DPU Working Paper - No. 170
Is BOP2 pro-poor? A theoretical analysis from a development perspective
3 November 2014
Author: Shovon Kibria
Publication Date: May 2014
ISSN: 1474-3280
Although interest surrounding Base of the Pyramid (BOP) markets and development initiatives has grown rapidly in the past decade, the academic discourse on this topic has remained underdeveloped. The existing BOP literature is largely business-centric, and rarely deviates from a fundamental BOP proposition involving only private companies and poor communities, and the concomitant effects BOP enterprises have on a corporate level. Although the BOP perspective has evolved in considering the needs of the poor more directly, an analysis on the effectiveness of current BOP strategy as a poverty alleviation mechanism remains lacking.

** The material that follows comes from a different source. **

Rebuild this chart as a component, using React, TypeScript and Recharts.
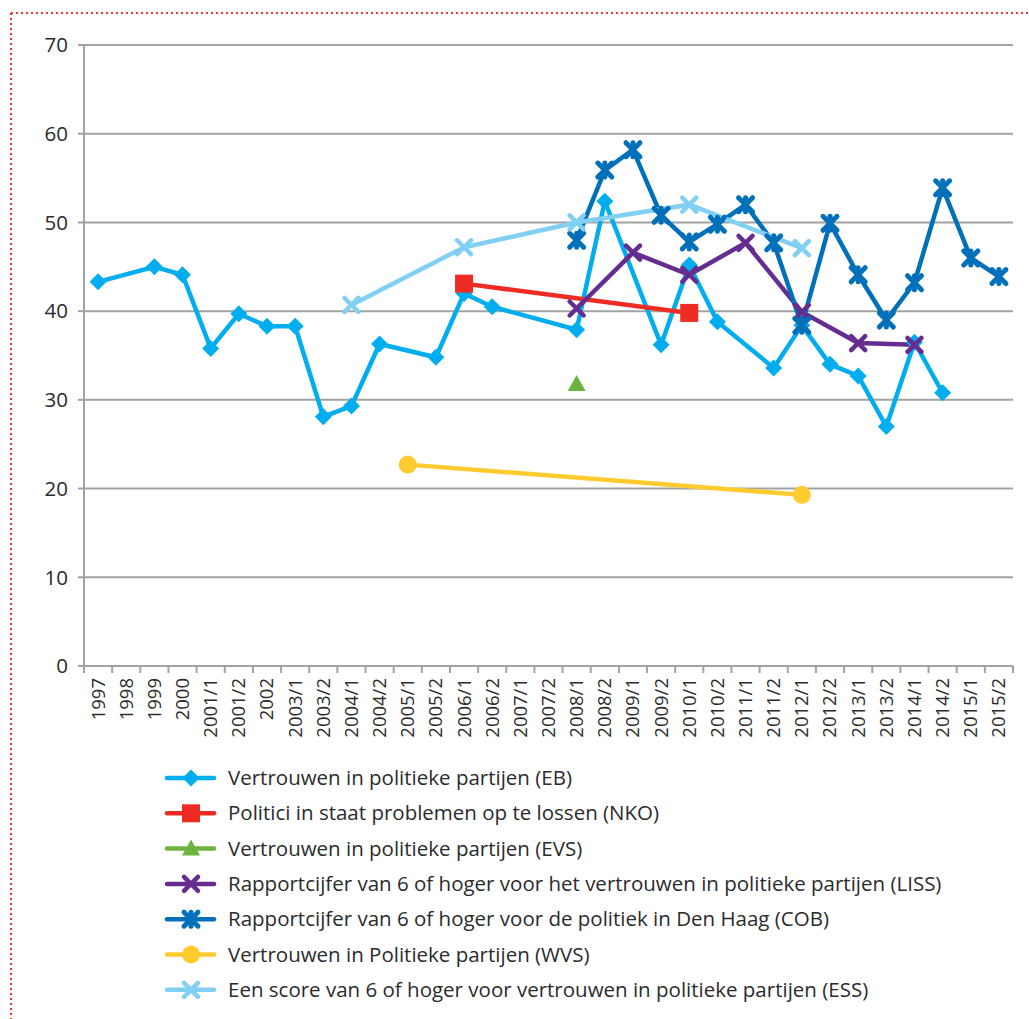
import { LineChart, Line, XAxis, YAxis, CartesianGrid } from "recharts";

// ─── DATA ────────────────────────────────────────────────────────────

const categories = [
  "1997", "1998", "1999", "2000", "2001/1", "2001/2", "2002", "2003/1",
  "2003/2", "2004/1", "2004/2", "2005/1", "2005/2", "2006/1", "2006/2",
  "2007/1", "2007/2", "2008/1", "2008/2", "2009/1", "2009/2", "2010/1",
  "2010/2", "2011/1", "2011/2", "2012/1", "2012/2", "2013/1", "2013/2",
  "2014/1", "2014/2", "2015/1", "2015/2",
];

const _ = null;

// Vertrouwen in politieke partijen (EB)
const ebValues = [
  43.3, _, 45.0, 44.1, 35.8, 39.7, 38.3, 38.3, 28.1, 29.3, 36.3, _, 34.8,
  42.0, 40.5, _, _, 37.9, 52.4, _, 36.2, 45.2, 38.8, _, 33.6, 38.4, 34.0,
  32.7, 27.0, 36.5, 30.8, _, _,
];

// Politici in staat problemen op te lossen (NKO)
const nkoValues = [
  _, _, _, _, _, _, _, _, _, _, _, _, _, 43.1, _, _, _, _, _, _, _, 39.8,
  _, _, _, _, _, _, _, _, _, _, _,
];

// Vertrouwen in politieke partijen (EVS)
const evsValues = [
  _, _, _, _, _, _, _, _, _, _, _, _, _, _, _, _, _, 31.8, _, _, _, _, _,
  _, _, _, _, _, _, _, _, _, _,
];

// Rapportcijfer ... vertrouwen in politieke partijen (LISS)
const lissValues = [
  _, _, _, _, _, _, _, _, _, _, _, _, _, _, _, _, _, 40.3, _, 46.6, _, 44.1,
  _, 47.7, _, 39.9, _, 36.4, _, 36.2, _, _, _,
];

// Rapportcijfer ... politiek in Den Haag (COB)
const cobValues = [
  _, _, _, _, _, _, _, _, _, _, _, _, _, _, _, _, _, 48.0, 55.9, 58.2, 50.8,
  47.8, 49.8, 52.0, 47.7, 38.4, 49.9, 44.1, 39.0, 43.2, 53.9, 46.0, 43.9,
];

// Vertrouwen in Politieke partijen (WVS)
const wvsValues = [
  _, _, _, _, _, _, _, _, _, _, _, 22.7, _, _, _, _, _, _, _, _, _, _, _, _,
  _, 19.3, _, _, _, _, _, _, _,
];

// Een score van 6 of hoger ... (ESS)
const essValues = [
  _, _, _, _, _, _, _, _, _, 40.7, _, _, _, 47.2, _, _, _, 50.0, _, _, _,
  52.0, _, _, _, 47.1, _, _, _, _, _, _, _,
];

const yTicks = [0, 10, 20, 30, 40, 50, 60, 70];

type MarkerKind = "diamond" | "square" | "triangle" | "cross" | "star" | "circle";

const series: { key: string; name: string; color: string; marker: MarkerKind; values: (number | null)[] }[] = [
  { key: "eb", name: "Vertrouwen in politieke partijen (EB)", color: "#00AEEF", marker: "diamond", values: ebValues },
  { key: "nko", name: "Politici in staat problemen op te lossen (NKO)", color: "#EE2C24", marker: "square", values: nkoValues },
  { key: "evs", name: "Vertrouwen in politieke partijen (EVS)", color: "#6DB33F", marker: "triangle", values: evsValues },
  { key: "liss", name: "Rapportcijfer van 6 of hoger voor het vertrouwen in politieke partijen (LISS)", color: "#662D91", marker: "cross", values: lissValues },
  { key: "cob", name: "Rapportcijfer van 6 of hoger voor de politiek in Den Haag (COB)", color: "#0070BA", marker: "star", values: cobValues },
  { key: "wvs", name: "Vertrouwen in Politieke partijen (WVS)", color: "#FFCB2F", marker: "circle", values: wvsValues },
  { key: "ess", name: "Een score van 6 of hoger voor vertrouwen in politieke partijen (ESS)", color: "#81D0F4", marker: "cross", values: essValues },
];

const chartData = categories.map((c, i) => {
  const row: Record<string, string | number | null> = { cat: c };
  series.forEach((s) => (row[s.key] = s.values[i]));
  return row;
});

// ─── LAYOUT ──────────────────────────────────────────────────────────

const W = 1029;
const H = 1019;
const PLOT_LEFT = 84;
const PLOT_RIGHT = 1013;
const HALF_BAND = (PLOT_RIGHT - PLOT_LEFT) / categories.length / 2;
const GRAY = "#A2A2A2";
const TEXT = "#2B2B2B";
const FONT = "'Open Sans', sans-serif";

function Marker({ kind, cx, cy, color }: { kind: MarkerKind; cx: number; cy: number; color: string }) {
  switch (kind) {
    case "diamond":
      return <path d={`M${cx},${cy - 8.5}L${cx + 8.5},${cy}L${cx},${cy + 8.5}L${cx - 8.5},${cy}Z`} fill={color} />;
    case "square":
      return <rect x={cx - 9} y={cy - 9} width={18} height={18} fill={color} />;
    case "triangle":
      return <path d={`M${cx},${cy - 9}L${cx + 9},${cy + 7}L${cx - 9},${cy + 7}Z`} fill={color} />;
    case "circle":
      return <circle cx={cx} cy={cy} r={9} fill={color} />;
    case "cross":
    case "star":
      return (
        <g stroke={color} strokeWidth={kind === "star" ? 5 : 4.5} strokeLinecap="round">
          <line x1={cx - 7} y1={cy - 7} x2={cx + 7} y2={cy + 7} />
          <line x1={cx - 7} y1={cy + 7} x2={cx + 7} y2={cy - 7} />
          {kind === "star" && <line x1={cx} y1={cy - 7} x2={cx} y2={cy + 7} />}
        </g>
      );
  }
}

function XTick(props: any) {
  const { x, y, payload } = props;
  const last = payload.index === categories.length - 1;
  return (
    <g>
      <line x1={x - HALF_BAND} y1={y} x2={x - HALF_BAND} y2={y + 7} stroke={GRAY} strokeWidth={2} />
      {last && <line x1={x + HALF_BAND} y1={y} x2={x + HALF_BAND} y2={y + 7} stroke={GRAY} strokeWidth={2} />}
      <text
        x={x}
        y={y + 12}
        dy="0.35em"
        textAnchor="end"
        transform={`rotate(-90, ${x}, ${y + 12})`}
        fill={TEXT}
        fontSize={18.5}
        fontFamily={FONT}
      >
        {payload.value}
      </text>
    </g>
  );
}

// ─── COMPONENT ───────────────────────────────────────────────────────

export default function App() {
  const legendTop = 778;
  const legendStep = 35.3;

  return (
    <div style={{ position: "absolute", left: 0, top: 0, width: W, height: H, background: "#fff" }}>
      <LineChart
        width={W}
        height={770}
        data={chartData}
        margin={{ top: 45, right: W - PLOT_RIGHT, left: 0, bottom: 0 }}
      >
        <CartesianGrid vertical={false} stroke={GRAY} strokeWidth={2} />
        <XAxis
          dataKey="cat"
          interval={0}
          height={770 - 45 - 621}
          padding={{ left: HALF_BAND, right: HALF_BAND }}
          axisLine={{ stroke: GRAY, strokeWidth: 2 }}
          tickLine={false}
          tickSize={0}
          tickMargin={0}
          tick={<XTick />}
        />
        <YAxis
          width={PLOT_LEFT}
          domain={[0, 70]}
          ticks={yTicks}
          interval={0}
          axisLine={{ stroke: GRAY, strokeWidth: 2 }}
          tickLine={{ stroke: GRAY, strokeWidth: 2 }}
          tickSize={6}
          tickMargin={10}
          tick={{ fill: TEXT, fontSize: 20.5, fontFamily: FONT }}
        />
        {series.map((s) => (
          <Line
            key={s.key}
            dataKey={s.key}
            name={s.name}
            stroke={s.color}
            strokeWidth={4.5}
            connectNulls
            isAnimationActive={false}
            dot={(p: any) =>
              p.cx == null || p.cy == null || p.value == null ? (
                <g key={p.key} />
              ) : (
                <Marker key={p.key} kind={s.marker} cx={p.cx} cy={p.cy} color={s.color} />
              )
            }
            activeDot={false}
          />
        ))}
      </LineChart>

      <svg width={W} height={H} style={{ position: "absolute", left: 0, top: 0, pointerEvents: "none" }}>
        {/* dotted frame */}
        <line x1={11} y1={13} x2={W} y2={13} stroke="#EE3333" strokeWidth={2} strokeDasharray="2 3" />
        <line x1={11} y1={13} x2={11} y2={H} stroke="#EE3333" strokeWidth={2} strokeDasharray="2 3" />

        {/* legend */}
        {series.map((s, i) => {
          const cy = legendTop + i * legendStep;
          return (
            <g key={s.key}>
              <line x1={167} y1={cy} x2={214} y2={cy} stroke={s.color} strokeWidth={4.5} strokeLinecap="round" />
              <Marker kind={s.marker} cx={191} cy={cy} color={s.color} />
              <text x={228} y={cy} dy="0.35em" fill={TEXT} fontSize={20.5} fontFamily={FONT}>
                {s.name}
              </text>
            </g>
          );
        })}
      </svg>
    </div>
  );
}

This paper attempts to address this gap by evaluating the latest BOP strategies from a development perspective, and argues they are unlikely to deliver the expected gains from a profit-making or poverty alleviation angle. This paper also explores alternative applications of the BOP paradigm, suggesting BOP strategies could ultimately be most effective as development tools employed by non-private sector agents. Although governments and NGOs are moving in this direction by starting to embrace BOP ideas, there is still no discourse on whether the public rather than the private sector should be leading BOP policy implementation.